И вот это нечто, что так трудно прилагается к жизни, так же трудно прилагается и к мысли. Мысль тоже воз­можная невозможность или невозможная возможность (можно менять). Тогда же, когда выпадает случай, он, легко касаясь нас, проходит мимо. В принципе мы что-то умеем, но вот тогда, когда это нужно, мы предстаем перед случаем без нашего умения. Это проблема, я бы сказал, размещения человеческой души в некотором простран­стве и времени. Например, у меня достаточно сил и мус­кулов, чтобы, протянув руку, вытащить друга из ямы. Но почему-то вследствие стечения обстоятельств я ока­зался в таком положении, из которого мне неудобно, не­возможно протянуть ему руку. Я — на пять метров от него. И могу спасти его, и в то же время не могу. Эта си­туация описывалась, скажем, Прустом как неудачное свидание с самим собой. Именно тогда, к примеру, когда ты полон любви к другому человеку, скажем, к своим родителям, именно в момент, когда ты владеешь этой лю­бовью полностью, ты ее чувствуешь и хочешь ее пере­дать, а отец или мать от усталости или от других забот — невосприимчивы, и твоя бескорыстная любовь разбивает­ся о стену.

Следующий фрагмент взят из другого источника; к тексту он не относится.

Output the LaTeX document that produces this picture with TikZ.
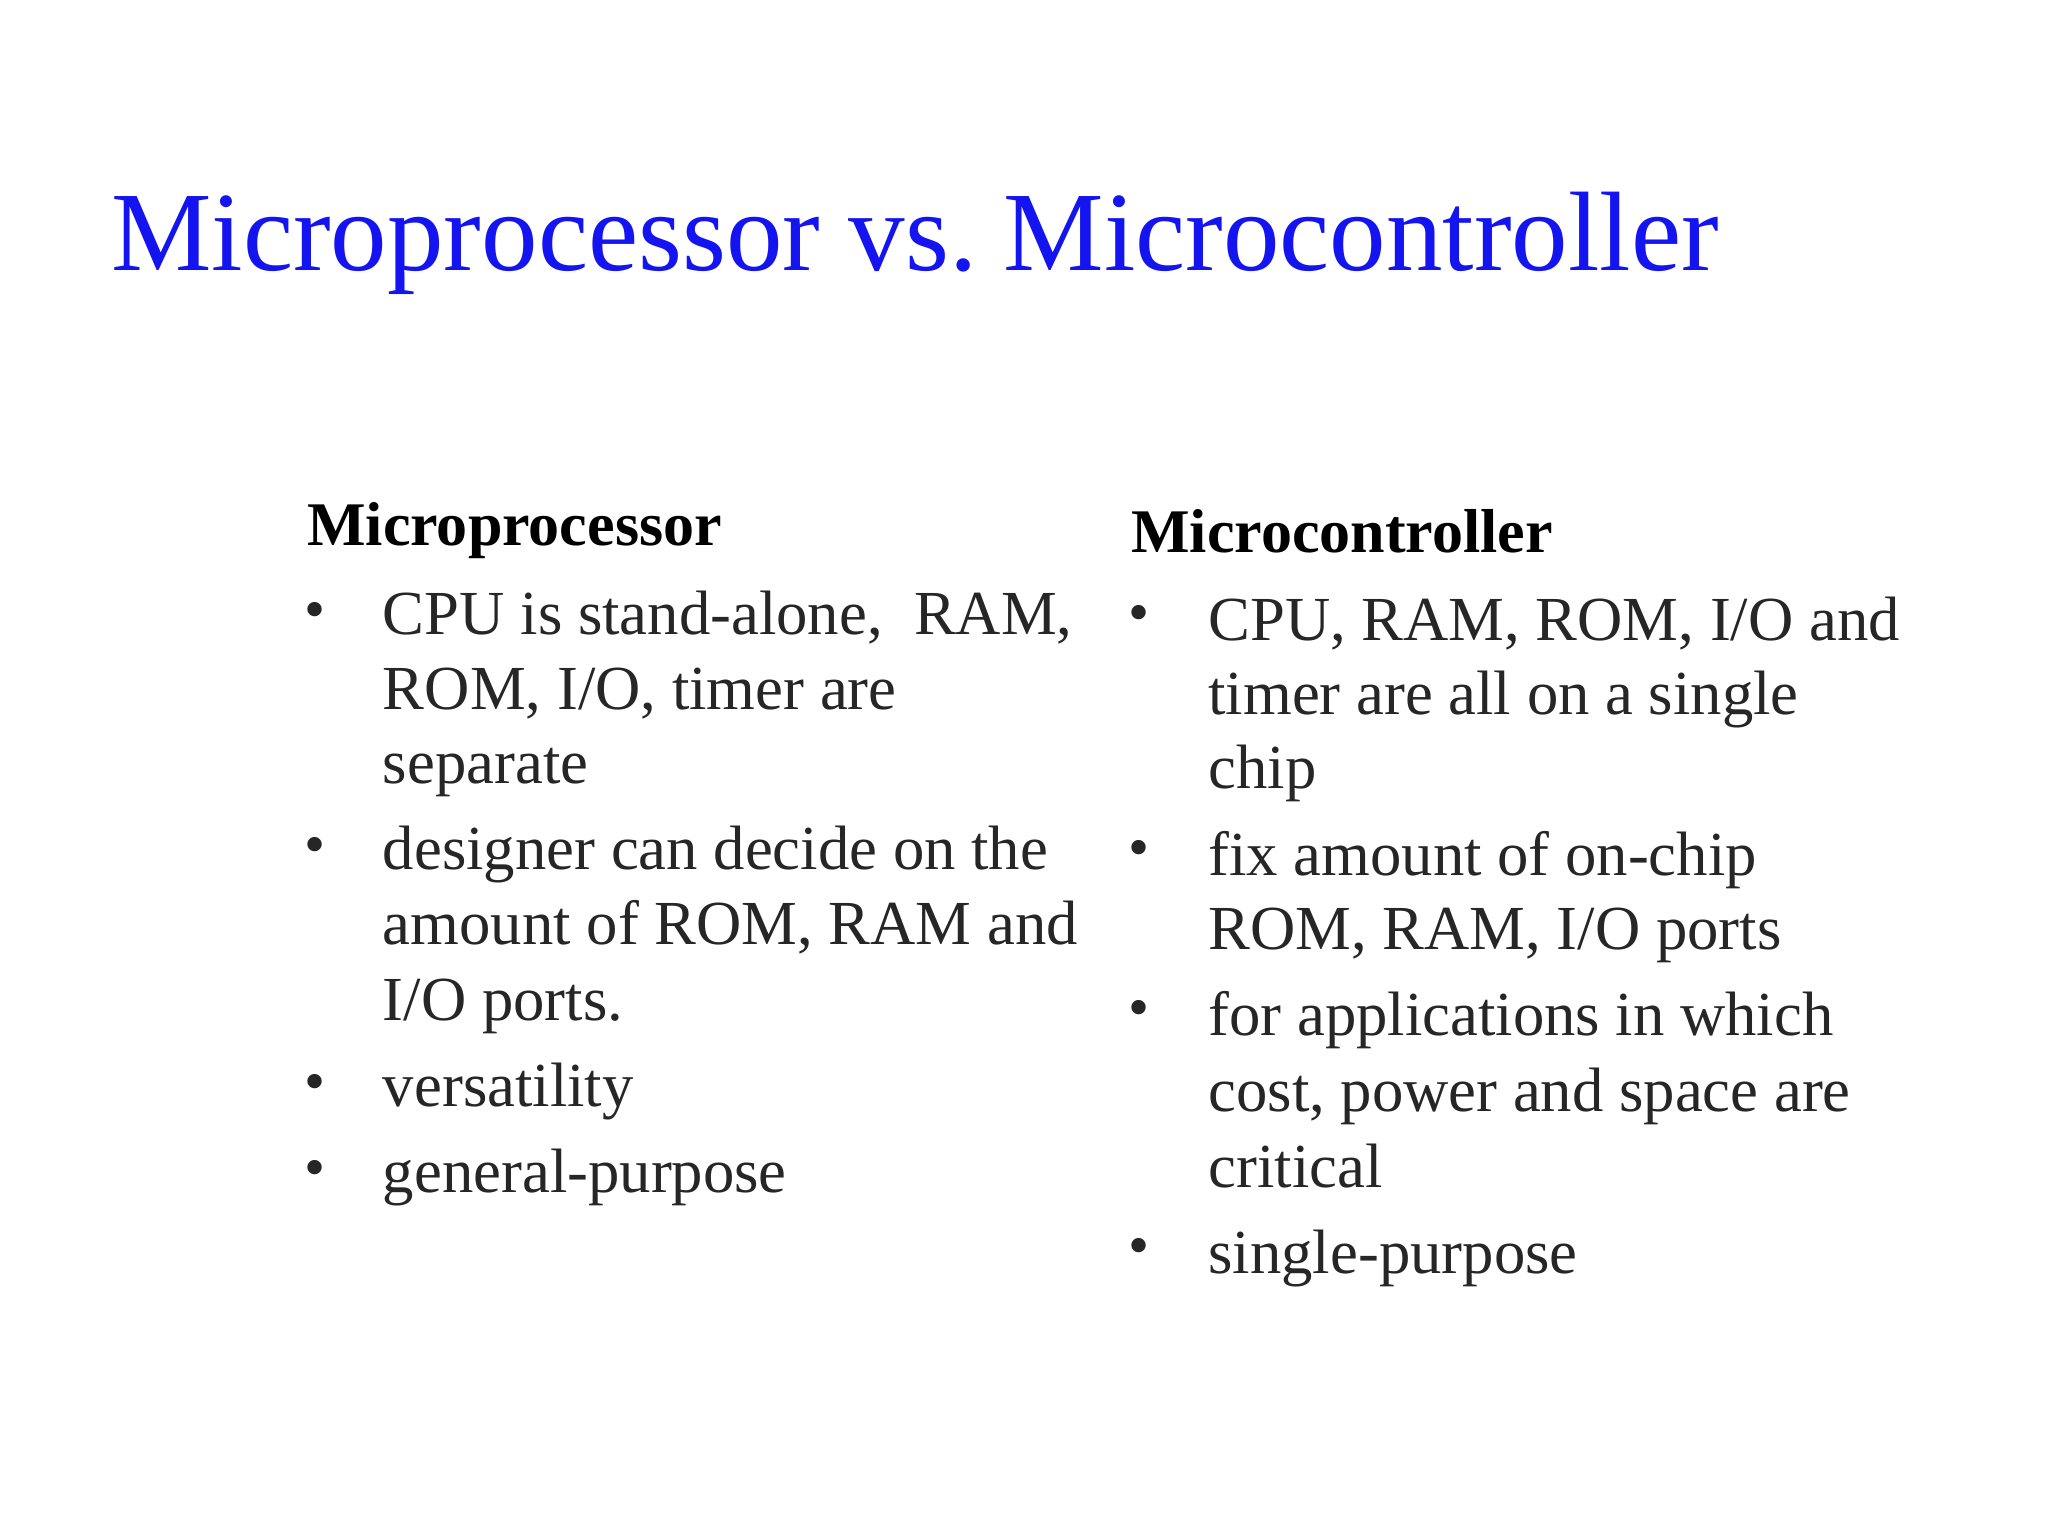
\documentclass[tikz,border=0pt]{standalone}
\usepackage{fontspec}
\setmainfont{Liberation Serif}
\begin{document}
\begin{tikzpicture}[x=1pt,y=-1pt,
  txt/.style={anchor=base west,inner sep=0pt,font=\fontsize{48}{56}\selectfont,text=black!85},
  hd/.style={txt,font=\fontsize{47.5}{56}\selectfont\bfseries,text=black},
  bul/.style={anchor=base west,inner sep=0pt,font=\fontsize{46}{56}\selectfont,text=black!85}]
\useasboundingbox (0,0) rectangle (1568,1176);
\node[anchor=base west,inner sep=0pt,font=\fontsize{86.5}{100}\selectfont,text={rgb,255:red,20;green,20;blue,240}] (title) at (85,207) {Microprocessor vs.\hspace{-0.1em} Microcontroller};
% left
\node[hd] (lh) at (235,418) {Microprocessor};
\node[bul] (lb1) at (233,482) {•};
\node[txt] (l1a) at (293,486) {CPU is stand-alone,\ \ RAM,};
\node[txt] (l1b) at (293,543) {ROM, I/O, timer are};
\node[txt] (l1c) at (293,600) {separate};
\node[bul] (lb2) at (233,662) {•};
\node[txt] (l2a) at (293,666) {designer can decide on the};
\node[txt] (l2b) at (293,723) {amount of ROM, RAM and};
\node[txt] (l2c) at (293,781) {I/O ports.};
\node[bul] (lb3) at (233,843) {•};
\node[txt] (l3) at (293,847) {versatility};
\node[bul] (lb4) at (233,909) {•};
\node[txt] (l4) at (293,913) {general-purpose};
% right
\node[hd] (rh) at (866,423) {Microcontroller};
\node[bul] (rb1) at (864,484) {•};
\node[txt] (r1a) at (925,490) {CPU, RAM, ROM, I/O and};
\node[txt] (r1b) at (925,547) {timer are all on a single};
\node[txt] (r1c) at (925,604) {chip};
\node[bul] (rb2) at (864,664) {•};
\node[txt] (r2a) at (925,670) {fix amount of on-chip};
\node[txt] (r2b) at (925,727) {ROM, RAM, I/O ports};
\node[bul] (rb3) at (864,787) {•};
\node[txt] (r3a) at (925,793) {for applications in which};
\node[txt] (r3b) at (925,851) {cost, power and space are};
\node[txt] (r3c) at (925,909) {critical};
\node[bul] (rb4) at (864,969) {•};
\node[txt] (r4) at (925,975) {single-purpose};
\end{tikzpicture}
\end{document}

Мопассан описывал самый точный, надежный случай, как можно разрушить любую любовь. Это когда у мужа в руках дрова, он сгибается под их тяжестью, и в это вре­мя жена вешается ему на шею. Конечно, в ответ на такую любовь могут возникнуть только раздражение и нена­висть.

Вот эти-то ситуации прохождения и непрохождения тока жизни, человеческая способность или неспособ­ность быть кстати и составляют трудность существова­ния. В случае Арто эта ситуация испытывалась им как трудность мысли. Более того, это — всеобщее свойство мысли, но бывают такие социальные ситуации, такие куль­турные ситуации, когда для некоторых чувствительных

[331]

душ подобная трудность удесятеряется и обостряется. Такие души можно было бы назвать мучениками мысли или мучениками духа. В XX веке было несколько таких душ. На мой взгляд, в каком-то смысле Арто можно поставить в один ряд с Ницше — это в европейской куль­туре.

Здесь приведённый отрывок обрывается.